What is required »
Take each line containing the word "React" and copy it.

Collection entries
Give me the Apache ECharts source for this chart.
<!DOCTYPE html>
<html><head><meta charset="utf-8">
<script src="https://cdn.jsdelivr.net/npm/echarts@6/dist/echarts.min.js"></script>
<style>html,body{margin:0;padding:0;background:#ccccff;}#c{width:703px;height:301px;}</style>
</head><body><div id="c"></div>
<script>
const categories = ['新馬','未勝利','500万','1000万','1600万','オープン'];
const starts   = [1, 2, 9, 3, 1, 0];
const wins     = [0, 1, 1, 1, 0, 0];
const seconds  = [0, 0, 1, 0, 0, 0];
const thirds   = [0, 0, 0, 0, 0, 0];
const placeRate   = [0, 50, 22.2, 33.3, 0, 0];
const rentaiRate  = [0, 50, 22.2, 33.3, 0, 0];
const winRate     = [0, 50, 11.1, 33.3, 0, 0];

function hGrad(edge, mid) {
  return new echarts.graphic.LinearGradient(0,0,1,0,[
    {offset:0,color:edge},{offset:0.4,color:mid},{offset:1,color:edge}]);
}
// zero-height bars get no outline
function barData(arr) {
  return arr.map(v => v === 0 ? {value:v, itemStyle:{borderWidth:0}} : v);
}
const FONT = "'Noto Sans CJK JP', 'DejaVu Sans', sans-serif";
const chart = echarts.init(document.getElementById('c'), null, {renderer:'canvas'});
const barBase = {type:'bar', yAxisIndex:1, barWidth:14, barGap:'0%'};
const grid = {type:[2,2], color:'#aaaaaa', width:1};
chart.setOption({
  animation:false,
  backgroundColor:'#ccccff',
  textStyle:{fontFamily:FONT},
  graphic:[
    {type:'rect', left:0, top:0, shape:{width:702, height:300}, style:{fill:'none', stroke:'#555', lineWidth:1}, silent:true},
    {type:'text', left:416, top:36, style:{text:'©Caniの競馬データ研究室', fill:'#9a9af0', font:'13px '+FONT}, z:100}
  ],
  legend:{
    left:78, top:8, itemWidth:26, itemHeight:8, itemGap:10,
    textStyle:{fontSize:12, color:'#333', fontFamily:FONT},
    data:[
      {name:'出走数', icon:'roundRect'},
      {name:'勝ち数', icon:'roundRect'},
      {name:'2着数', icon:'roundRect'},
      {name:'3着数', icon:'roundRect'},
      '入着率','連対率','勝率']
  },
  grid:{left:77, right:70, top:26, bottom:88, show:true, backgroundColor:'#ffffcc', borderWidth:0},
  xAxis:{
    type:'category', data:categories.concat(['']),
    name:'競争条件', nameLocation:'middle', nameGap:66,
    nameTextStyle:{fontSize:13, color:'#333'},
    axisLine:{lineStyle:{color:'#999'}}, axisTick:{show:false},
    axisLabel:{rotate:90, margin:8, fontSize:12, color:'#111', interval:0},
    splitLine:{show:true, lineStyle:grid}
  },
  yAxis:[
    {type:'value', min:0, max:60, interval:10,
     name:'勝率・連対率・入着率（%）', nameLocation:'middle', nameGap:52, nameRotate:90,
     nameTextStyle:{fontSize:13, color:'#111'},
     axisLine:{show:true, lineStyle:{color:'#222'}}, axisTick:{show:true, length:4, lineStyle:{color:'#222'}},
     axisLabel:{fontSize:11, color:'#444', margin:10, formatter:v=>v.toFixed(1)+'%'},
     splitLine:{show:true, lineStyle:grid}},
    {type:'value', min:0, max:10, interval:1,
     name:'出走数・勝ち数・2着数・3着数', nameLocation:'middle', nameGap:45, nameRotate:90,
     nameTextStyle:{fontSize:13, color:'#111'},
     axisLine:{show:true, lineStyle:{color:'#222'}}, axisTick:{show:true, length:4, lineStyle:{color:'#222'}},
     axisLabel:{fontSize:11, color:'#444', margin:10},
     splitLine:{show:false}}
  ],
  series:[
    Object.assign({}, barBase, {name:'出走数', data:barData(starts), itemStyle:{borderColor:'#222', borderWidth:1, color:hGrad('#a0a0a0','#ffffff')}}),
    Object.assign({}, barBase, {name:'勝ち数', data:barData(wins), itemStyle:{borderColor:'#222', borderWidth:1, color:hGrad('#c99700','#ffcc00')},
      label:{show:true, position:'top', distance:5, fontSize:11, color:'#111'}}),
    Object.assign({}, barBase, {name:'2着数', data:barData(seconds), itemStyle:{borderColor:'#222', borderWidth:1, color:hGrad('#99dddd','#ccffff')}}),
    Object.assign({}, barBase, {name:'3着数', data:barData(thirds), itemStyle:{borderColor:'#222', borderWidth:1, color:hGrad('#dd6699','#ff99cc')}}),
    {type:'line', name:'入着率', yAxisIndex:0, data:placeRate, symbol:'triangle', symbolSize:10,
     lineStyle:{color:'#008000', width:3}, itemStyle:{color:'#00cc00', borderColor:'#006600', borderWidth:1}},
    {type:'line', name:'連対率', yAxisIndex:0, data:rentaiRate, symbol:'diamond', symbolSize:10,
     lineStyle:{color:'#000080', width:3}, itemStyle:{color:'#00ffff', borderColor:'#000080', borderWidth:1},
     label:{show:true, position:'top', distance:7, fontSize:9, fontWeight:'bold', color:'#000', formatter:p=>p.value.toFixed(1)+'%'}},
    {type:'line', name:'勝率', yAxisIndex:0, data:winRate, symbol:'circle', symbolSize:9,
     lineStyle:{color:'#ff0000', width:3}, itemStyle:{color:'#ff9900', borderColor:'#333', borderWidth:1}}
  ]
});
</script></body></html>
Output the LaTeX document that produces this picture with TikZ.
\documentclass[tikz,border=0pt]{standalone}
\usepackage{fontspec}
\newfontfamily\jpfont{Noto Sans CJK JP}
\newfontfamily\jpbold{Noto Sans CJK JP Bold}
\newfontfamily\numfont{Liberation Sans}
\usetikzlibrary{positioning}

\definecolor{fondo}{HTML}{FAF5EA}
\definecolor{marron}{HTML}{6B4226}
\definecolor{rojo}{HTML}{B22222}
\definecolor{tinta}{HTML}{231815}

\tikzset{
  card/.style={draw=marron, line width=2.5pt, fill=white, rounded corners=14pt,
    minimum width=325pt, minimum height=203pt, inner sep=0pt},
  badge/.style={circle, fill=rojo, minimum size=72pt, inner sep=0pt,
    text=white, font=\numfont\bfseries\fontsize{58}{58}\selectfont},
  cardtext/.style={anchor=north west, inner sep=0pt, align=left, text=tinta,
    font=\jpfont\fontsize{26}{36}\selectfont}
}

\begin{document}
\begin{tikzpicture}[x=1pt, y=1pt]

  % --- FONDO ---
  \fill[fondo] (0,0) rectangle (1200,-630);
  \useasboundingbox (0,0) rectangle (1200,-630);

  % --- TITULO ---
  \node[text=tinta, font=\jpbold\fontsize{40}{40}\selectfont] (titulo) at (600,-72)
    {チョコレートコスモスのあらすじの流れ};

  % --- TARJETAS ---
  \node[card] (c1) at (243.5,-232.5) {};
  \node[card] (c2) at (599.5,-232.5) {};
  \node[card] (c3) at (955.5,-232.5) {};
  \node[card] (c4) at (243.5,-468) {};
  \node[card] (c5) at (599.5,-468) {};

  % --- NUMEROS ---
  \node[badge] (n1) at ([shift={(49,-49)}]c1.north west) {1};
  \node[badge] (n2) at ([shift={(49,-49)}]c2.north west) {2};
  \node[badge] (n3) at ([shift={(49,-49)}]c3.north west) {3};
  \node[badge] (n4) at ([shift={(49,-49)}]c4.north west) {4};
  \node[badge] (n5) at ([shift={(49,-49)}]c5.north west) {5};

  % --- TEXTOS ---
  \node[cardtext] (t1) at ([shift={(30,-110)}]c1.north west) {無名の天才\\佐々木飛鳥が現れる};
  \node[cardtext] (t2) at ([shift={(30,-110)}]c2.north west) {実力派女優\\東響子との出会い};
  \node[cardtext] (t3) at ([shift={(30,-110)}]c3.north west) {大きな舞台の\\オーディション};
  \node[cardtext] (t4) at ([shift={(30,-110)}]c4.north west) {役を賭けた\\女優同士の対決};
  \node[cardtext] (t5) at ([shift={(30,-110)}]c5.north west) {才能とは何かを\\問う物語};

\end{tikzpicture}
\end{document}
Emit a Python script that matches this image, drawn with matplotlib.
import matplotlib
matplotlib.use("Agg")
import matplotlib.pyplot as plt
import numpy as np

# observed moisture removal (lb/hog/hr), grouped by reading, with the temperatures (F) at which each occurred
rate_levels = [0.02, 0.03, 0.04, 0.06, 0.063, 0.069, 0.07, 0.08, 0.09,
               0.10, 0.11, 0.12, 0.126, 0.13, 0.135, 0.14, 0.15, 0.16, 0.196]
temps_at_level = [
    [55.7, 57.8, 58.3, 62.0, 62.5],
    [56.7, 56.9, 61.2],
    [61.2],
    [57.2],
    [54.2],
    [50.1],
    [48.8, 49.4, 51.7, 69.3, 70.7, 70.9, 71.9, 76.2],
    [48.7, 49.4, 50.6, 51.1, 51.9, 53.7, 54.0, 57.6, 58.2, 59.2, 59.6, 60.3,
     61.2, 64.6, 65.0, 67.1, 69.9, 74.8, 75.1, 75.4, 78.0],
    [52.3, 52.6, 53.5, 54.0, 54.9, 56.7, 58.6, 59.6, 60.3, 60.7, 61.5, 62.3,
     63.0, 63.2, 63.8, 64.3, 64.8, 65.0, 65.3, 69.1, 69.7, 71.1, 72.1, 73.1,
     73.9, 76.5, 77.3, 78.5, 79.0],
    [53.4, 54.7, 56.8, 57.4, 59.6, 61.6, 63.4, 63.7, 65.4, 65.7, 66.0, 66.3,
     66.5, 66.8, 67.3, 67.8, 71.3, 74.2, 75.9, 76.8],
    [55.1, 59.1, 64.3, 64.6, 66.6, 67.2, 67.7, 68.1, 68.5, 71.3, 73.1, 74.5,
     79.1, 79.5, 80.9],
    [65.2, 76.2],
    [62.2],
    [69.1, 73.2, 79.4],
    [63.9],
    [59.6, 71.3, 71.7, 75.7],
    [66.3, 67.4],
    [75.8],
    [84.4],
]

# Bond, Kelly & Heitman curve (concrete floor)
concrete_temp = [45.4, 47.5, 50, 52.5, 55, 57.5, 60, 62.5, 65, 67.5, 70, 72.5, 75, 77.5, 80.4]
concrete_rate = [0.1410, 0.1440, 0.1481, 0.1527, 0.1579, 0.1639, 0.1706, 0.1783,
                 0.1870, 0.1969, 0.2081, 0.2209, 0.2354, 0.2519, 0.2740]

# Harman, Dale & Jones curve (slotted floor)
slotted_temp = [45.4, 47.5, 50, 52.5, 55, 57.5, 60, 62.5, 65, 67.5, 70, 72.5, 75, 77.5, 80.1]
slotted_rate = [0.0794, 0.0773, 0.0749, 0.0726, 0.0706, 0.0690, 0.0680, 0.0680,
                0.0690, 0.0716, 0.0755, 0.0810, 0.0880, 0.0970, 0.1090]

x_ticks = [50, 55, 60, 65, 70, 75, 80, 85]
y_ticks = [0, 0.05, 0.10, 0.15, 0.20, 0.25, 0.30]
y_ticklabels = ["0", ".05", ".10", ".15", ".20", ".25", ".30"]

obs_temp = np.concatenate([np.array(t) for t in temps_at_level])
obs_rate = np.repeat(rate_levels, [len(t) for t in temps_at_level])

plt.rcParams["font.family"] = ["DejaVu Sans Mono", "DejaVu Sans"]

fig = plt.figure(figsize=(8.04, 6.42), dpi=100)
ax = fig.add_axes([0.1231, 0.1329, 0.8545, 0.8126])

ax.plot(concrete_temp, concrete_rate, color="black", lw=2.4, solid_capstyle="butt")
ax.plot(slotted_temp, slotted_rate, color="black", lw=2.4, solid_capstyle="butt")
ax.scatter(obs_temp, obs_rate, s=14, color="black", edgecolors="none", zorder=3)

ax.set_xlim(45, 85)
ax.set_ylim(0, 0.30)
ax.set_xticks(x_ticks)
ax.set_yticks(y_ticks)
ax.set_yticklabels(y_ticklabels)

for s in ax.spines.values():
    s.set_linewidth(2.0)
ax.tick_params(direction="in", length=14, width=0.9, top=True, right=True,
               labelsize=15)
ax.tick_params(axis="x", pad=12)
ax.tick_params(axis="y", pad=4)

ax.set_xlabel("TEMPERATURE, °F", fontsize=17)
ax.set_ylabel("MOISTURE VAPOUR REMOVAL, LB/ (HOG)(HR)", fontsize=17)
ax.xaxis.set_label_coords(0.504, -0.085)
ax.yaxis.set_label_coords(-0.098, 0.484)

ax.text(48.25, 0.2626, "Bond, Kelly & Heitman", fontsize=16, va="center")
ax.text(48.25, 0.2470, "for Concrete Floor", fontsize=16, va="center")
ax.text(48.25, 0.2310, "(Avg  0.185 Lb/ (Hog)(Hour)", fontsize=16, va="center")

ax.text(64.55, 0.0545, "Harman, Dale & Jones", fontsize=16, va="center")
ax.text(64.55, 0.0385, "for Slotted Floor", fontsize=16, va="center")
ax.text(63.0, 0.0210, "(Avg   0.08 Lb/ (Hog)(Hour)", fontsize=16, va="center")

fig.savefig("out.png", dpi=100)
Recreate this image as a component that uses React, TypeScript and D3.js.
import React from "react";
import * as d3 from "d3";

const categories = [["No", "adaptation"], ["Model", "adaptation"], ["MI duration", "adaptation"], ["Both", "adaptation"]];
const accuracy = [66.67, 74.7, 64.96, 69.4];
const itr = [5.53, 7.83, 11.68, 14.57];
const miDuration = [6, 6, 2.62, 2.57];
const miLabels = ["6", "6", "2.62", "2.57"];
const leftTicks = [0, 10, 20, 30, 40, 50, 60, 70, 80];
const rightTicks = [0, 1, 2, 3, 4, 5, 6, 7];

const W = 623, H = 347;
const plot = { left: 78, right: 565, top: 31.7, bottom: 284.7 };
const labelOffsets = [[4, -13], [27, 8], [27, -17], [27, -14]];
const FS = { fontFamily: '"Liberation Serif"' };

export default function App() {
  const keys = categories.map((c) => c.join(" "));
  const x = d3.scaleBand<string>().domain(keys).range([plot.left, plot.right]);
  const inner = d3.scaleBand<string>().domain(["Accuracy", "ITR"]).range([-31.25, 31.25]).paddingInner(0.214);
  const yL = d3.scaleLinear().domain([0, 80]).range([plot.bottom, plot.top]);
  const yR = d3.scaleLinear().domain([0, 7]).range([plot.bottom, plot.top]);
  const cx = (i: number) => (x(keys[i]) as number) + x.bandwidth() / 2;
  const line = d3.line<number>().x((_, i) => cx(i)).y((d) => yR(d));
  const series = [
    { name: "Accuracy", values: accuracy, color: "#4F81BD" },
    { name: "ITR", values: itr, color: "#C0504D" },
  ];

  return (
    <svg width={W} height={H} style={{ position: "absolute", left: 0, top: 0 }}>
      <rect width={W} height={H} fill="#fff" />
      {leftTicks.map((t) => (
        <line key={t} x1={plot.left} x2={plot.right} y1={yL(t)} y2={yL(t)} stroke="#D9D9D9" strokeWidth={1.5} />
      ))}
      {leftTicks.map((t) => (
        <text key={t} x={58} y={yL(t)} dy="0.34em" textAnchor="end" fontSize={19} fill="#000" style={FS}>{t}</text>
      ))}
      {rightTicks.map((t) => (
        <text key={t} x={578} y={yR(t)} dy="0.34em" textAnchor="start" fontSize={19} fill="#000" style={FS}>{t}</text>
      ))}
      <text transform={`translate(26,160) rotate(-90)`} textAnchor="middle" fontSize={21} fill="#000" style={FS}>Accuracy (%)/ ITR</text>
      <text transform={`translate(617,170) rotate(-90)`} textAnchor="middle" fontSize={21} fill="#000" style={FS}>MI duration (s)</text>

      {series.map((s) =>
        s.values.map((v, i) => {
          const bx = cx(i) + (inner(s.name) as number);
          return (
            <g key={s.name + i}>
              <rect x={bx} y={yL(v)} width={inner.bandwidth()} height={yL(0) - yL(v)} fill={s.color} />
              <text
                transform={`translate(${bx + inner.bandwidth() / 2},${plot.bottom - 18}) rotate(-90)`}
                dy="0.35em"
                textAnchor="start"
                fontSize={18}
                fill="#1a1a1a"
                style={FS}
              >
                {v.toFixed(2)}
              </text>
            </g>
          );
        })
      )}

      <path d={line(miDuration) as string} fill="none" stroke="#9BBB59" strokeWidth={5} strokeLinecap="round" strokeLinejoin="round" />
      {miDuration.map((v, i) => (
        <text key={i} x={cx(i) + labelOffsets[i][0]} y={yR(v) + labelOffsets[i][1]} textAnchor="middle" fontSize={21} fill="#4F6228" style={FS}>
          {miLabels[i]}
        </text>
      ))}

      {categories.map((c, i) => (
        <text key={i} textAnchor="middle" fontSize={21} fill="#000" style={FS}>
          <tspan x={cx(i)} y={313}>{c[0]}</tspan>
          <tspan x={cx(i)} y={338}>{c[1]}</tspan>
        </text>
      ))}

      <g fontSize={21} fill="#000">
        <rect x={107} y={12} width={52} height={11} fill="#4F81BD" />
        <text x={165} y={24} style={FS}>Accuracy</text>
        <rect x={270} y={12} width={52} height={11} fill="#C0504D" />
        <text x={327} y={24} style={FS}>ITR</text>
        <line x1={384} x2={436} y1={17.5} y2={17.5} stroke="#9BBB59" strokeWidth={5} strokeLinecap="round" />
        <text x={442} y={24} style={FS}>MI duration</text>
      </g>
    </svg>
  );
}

Solution »
Recreate this image as a component that uses React, TypeScript and D3.js.
import React from "react";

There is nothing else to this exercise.